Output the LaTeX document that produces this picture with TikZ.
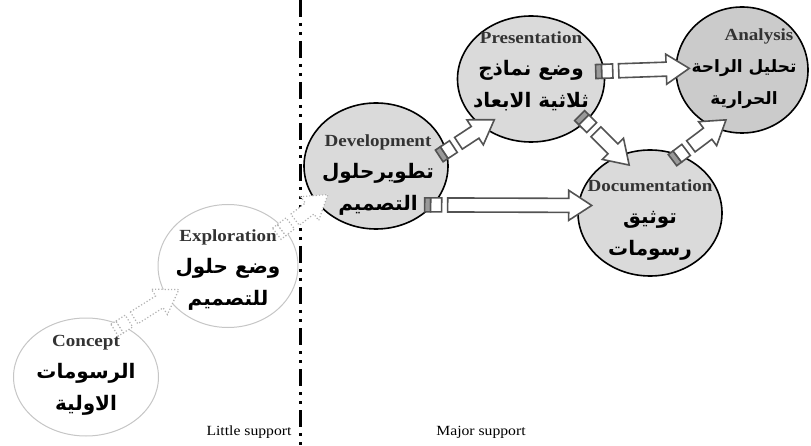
\documentclass[tikz,border=0pt]{standalone}
\usepackage{fontspec}
\setmainfont[FakeStretch=1.12]{Liberation Serif}
\newfontfamily\arabicfont[Script=Arabic]{DejaVu Sans}
\TeXXeTstate=1
\usetikzlibrary{shapes.geometric,calc}

\definecolor{stagegrey}{HTML}{DADADA}
\definecolor{deepgrey}{HTML}{CBCBCB}
\definecolor{tailgrey}{HTML}{9A9A9A}

% arabic line and bold latin title
\newcommand{\artext}[1]{{\arabicfont\bfseries\beginR #1\endR}}
\newcommand{\stagename}[1]{{\fontsize{17}{32}\selectfont\bfseries\color{black!80} #1}}

% hollow block arrow from #2 to #3, with its little tail boxes
\newcommand{\blockarrow}[3][solidarr]{%
  \coordinate (ba0) at ($(#2)!-9pt!(#3)$);
  \coordinate (ba1) at ($(#2)!-3pt!(#3)$);
  \coordinate (ba2) at ($(#2)!8pt!(#3)$);
  \coordinate (ba3) at ($(#2)!14pt!(#3)$);
  \coordinate (ba5) at ($(#3)!-14pt!(#2)$);
  \coordinate (ba4) at ($(ba5)!23pt!(#2)$);
  \filldraw[fill=tailgrey, #1] ($(ba0)!7pt!90:(ba5)$) -- ($(ba1)!7pt!90:(ba5)$)
     -- ($(ba1)!7pt!-90:(ba5)$) -- ($(ba0)!7pt!-90:(ba5)$) -- cycle;
  \filldraw[#1, fill=white] ($(ba1)!7pt!90:(ba5)$) -- ($(ba2)!7pt!90:(ba5)$)
     -- ($(ba2)!7pt!-90:(ba5)$) -- ($(ba1)!7pt!-90:(ba5)$) -- cycle;
  \filldraw[#1, fill=white] ($(ba3)!7pt!90:(ba5)$) -- ($(ba4)!7pt!90:(ba5)$)
     -- ($(ba4)!15pt!90:(ba5)$) -- (ba5) -- ($(ba4)!15pt!-90:(ba5)$)
     -- ($(ba4)!7pt!-90:(ba5)$) -- ($(ba3)!7pt!-90:(ba5)$) -- cycle;
}

\begin{document}
\begin{tikzpicture}[x=1pt, y=-1pt,
  stage/.style={ellipse, minimum width=144pt, minimum height=126pt, inner sep=0pt},
  stagetext/.style={align=center, inner sep=0pt, font=\fontsize{20}{32}\selectfont},
  shaded/.style={draw=black, line width=1.6pt, fill=stagegrey},
  pale/.style={draw=gray!45, line width=1pt, fill=white},
  solidarr/.style={draw=gray!65!black, line width=1.6pt},
  dotarr/.style={draw=gray!60, line width=1.2pt, dotted, fill=white},
  divider/.style={line width=3pt, dash pattern=on 17pt off 6pt on 3pt off 6pt on 3pt off 6pt},
  note/.style={font=\fontsize{14}{16}\selectfont}]
\useasboundingbox (0,0) rectangle (811,446);

\coordinate (divtop) at (300,0);
\coordinate (divbot) at (300,446);
\draw [divider] (divtop) -- (divbot);

% stages
\draw (86,377) node[stage, pale, minimum width=145pt, minimum height=118pt] (con) {};
\draw (228,266) node[stage, pale, minimum width=140pt, minimum height=123pt] (exp) {};
\draw (376,166) node[stage, shaded] (dev) {};
\draw (531,79) node[stage, shaded, minimum width=147pt] (pres) {};
\draw (742,70) node[stage, shaded, fill=deepgrey, minimum width=132pt] (ana) {};
\draw (650,213) node[stage, shaded] (doc) {};

\draw (con) ++(0,-2) node[stagetext] (context)
  {\stagename{Concept}\\ \artext{الرسومات}\\ \artext{الاولية}};
\draw (exp) ++(0,4) node[stagetext] (exptext)
  {\stagename{Exploration}\\ \artext{وضع حلول}\\ \artext{للتصميم}};
\draw (dev) ++(2,9) node[stagetext] (devtext)
  {\stagename{Development}\\ \artext{تطويرحلول}\\ \artext{التصميم}};
\draw (pres) ++(0,-8) node[stagetext] (prestext)
  {\stagename{Presentation}\\ \artext{وضع نماذج}\\ \artext{ثلاثية الابعاد}};
\draw (ana) ++(2,-1) node[stagetext, font=\fontsize{17}{32}\selectfont] (anatext)
  {\stagename{\hspace*{30pt}Analysis}\\ \artext{تحليل الراحة}\\ \artext{الحرارية}};
\draw (doc) ++(0,7) node[stagetext] (doctext)
  {\stagename{Documentation}\\ \artext{توثيق}\\ \artext{رسومات}};

% arrows
\blockarrow[dotarr]{con.55}{exp.207}
\blockarrow[dotarr]{exp.34}{dev.212}
\blockarrow{dev.12}{pres.225}
\blockarrow{dev.-34}{doc.174}
\blockarrow{pres.6}{ana.179}
\blockarrow{pres.-38}{doc.118}
\blockarrow{doc.63}{ana.245}

\draw (249,432) node[note] (little) {Little support};
\draw (481,432) node[note] (major) {Major support};
\end{tikzpicture}
\end{document}
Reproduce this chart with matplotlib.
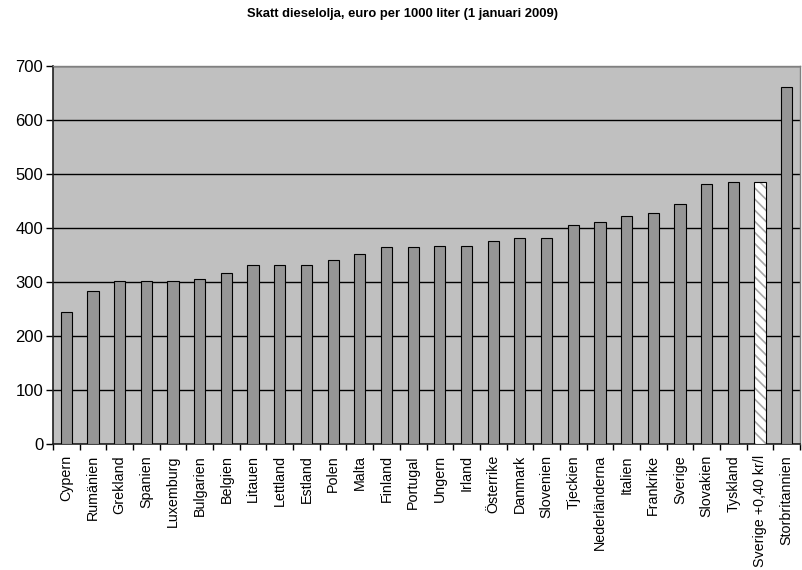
import numpy as np
import matplotlib
matplotlib.use('Agg')
import matplotlib.pyplot as plt

plt.rcParams['font.family'] = ['Liberation Sans', 'DejaVu Sans']
plt.rcParams['hatch.linewidth'] = 1.2

# Data
countries = ['Cypern', 'Rumänien', 'Grekland', 'Spanien', 'Luxemburg', 'Bulgarien',
             'Belgien', 'Litauen', 'Lettland', 'Estland', 'Polen', 'Malta', 'Finland',
             'Portugal', 'Ungern', 'Irland', 'Österrike', 'Danmark', 'Slovenien',
             'Tjeckien', 'Nederländerna', 'Italien', 'Frankrike', 'Sverige',
             'Slovakien', 'Tyskland', 'Sverige +0,40 kr/l', 'Storbritannien']
tax = [245, 284, 302, 302, 302, 306, 317, 331, 331, 331, 340, 352, 364,
       364, 366, 366, 376, 382, 382, 405, 411, 423, 428, 445,
       482, 486, 486, 661]
highlight = 'Sverige +0,40 kr/l'
yticks = [0, 100, 200, 300, 400, 500, 600, 700]

fig = plt.figure(figsize=(8.02, 5.70), dpi=100)
ax = fig.add_axes([53 / 802, 126 / 570, 747 / 802, 378 / 570])
ax.set_facecolor('#c0c0c0')

x = np.arange(len(countries))
for i, (name, val) in enumerate(zip(countries, tax)):
    if name == highlight:
        # hatch takes the edge colour, so draw the grey hatch first, then the black outline
        ax.bar(i, val, width=0.42, color='white', edgecolor='#a8a8a8',
               linewidth=0, hatch='\\\\\\', zorder=3)
        ax.bar(i, val, width=0.42, fill=False, edgecolor='black',
               linewidth=0.8, zorder=4)
    else:
        ax.bar(i, val, width=0.42, color='#969696', edgecolor='black',
               linewidth=0.8, zorder=3)

ax.set_xlim(-0.5, len(countries) - 0.5)
ax.set_ylim(0, 700)
ax.set_yticks(yticks)
ax.yaxis.grid(True, color='black', linewidth=1.0, zorder=1)
ax.set_axisbelow(True)

# labels in the middle, tick marks between the bars
ax.set_xticks(x)
ax.set_xticklabels(countries, rotation=90, fontsize=10.3)
ax.tick_params(axis='x', which='major', length=0, pad=8)
ax.set_xticks(np.arange(-0.5, len(countries)), minor=True)
ax.tick_params(axis='x', which='minor', length=4, width=1, direction='out')
ax.tick_params(axis='y', length=5, width=1, direction='out', labelsize=12, pad=2)

for side in ['top', 'right']:
    ax.spines[side].set_color('#808080')
    ax.spines[side].set_linewidth(1.0)
ax.spines['left'].set_color('#202020')
ax.spines['bottom'].set_color('#202020')
ax.spines['left'].set_linewidth(1.2)
ax.spines['bottom'].set_linewidth(1.2)

fig.text(403 / 802, 1 - 14 / 570, 'Skatt dieselolja, euro per 1000 liter (1 januari 2009)',
         ha='center', va='center', fontsize=9.4, fontweight='bold')

fig.savefig('out.png', dpi=100)
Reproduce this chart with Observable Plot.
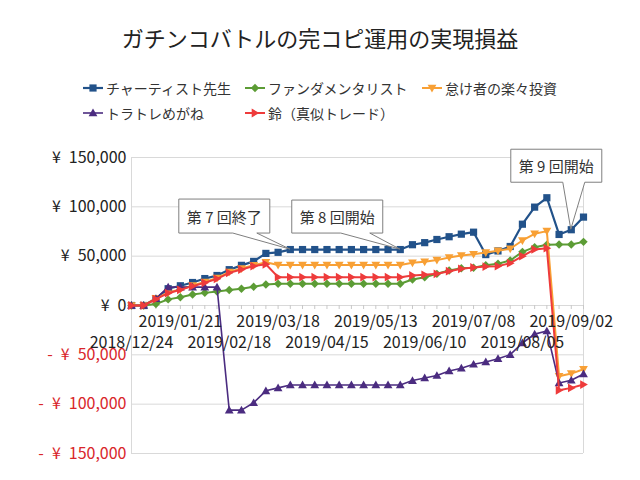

◆ ◆ ◆ ◆ ◆ ◆ ◆

* **YOUR INSTRUCTIONS**: Within the entries above, give again exactly the lines starting at the one that contains "Reproduce this chart with matplotlib." and ending at the one that contains "ax.set_facecolor('#c0c0c0')", leaving out the pictures.

* **RESULT**:
Reproduce this chart with matplotlib.
import numpy as np
import matplotlib
matplotlib.use('Agg')
import matplotlib.pyplot as plt

plt.rcParams['font.family'] = ['Liberation Sans', 'DejaVu Sans']
plt.rcParams['hatch.linewidth'] = 1.2

# Data
countries = ['Cypern', 'Rumänien', 'Grekland', 'Spanien', 'Luxemburg', 'Bulgarien',
             'Belgien', 'Litauen', 'Lettland', 'Estland', 'Polen', 'Malta', 'Finland',
             'Portugal', 'Ungern', 'Irland', 'Österrike', 'Danmark', 'Slovenien',
             'Tjeckien', 'Nederländerna', 'Italien', 'Frankrike', 'Sverige',
             'Slovakien', 'Tyskland', 'Sverige +0,40 kr/l', 'Storbritannien']
tax = [245, 284, 302, 302, 302, 306, 317, 331, 331, 331, 340, 352, 364,
       364, 366, 366, 376, 382, 382, 405, 411, 423, 428, 445,
       482, 486, 486, 661]
highlight = 'Sverige +0,40 kr/l'
yticks = [0, 100, 200, 300, 400, 500, 600, 700]

fig = plt.figure(figsize=(8.02, 5.70), dpi=100)
ax = fig.add_axes([53 / 802, 126 / 570, 747 / 802, 378 / 570])
ax.set_facecolor('#c0c0c0')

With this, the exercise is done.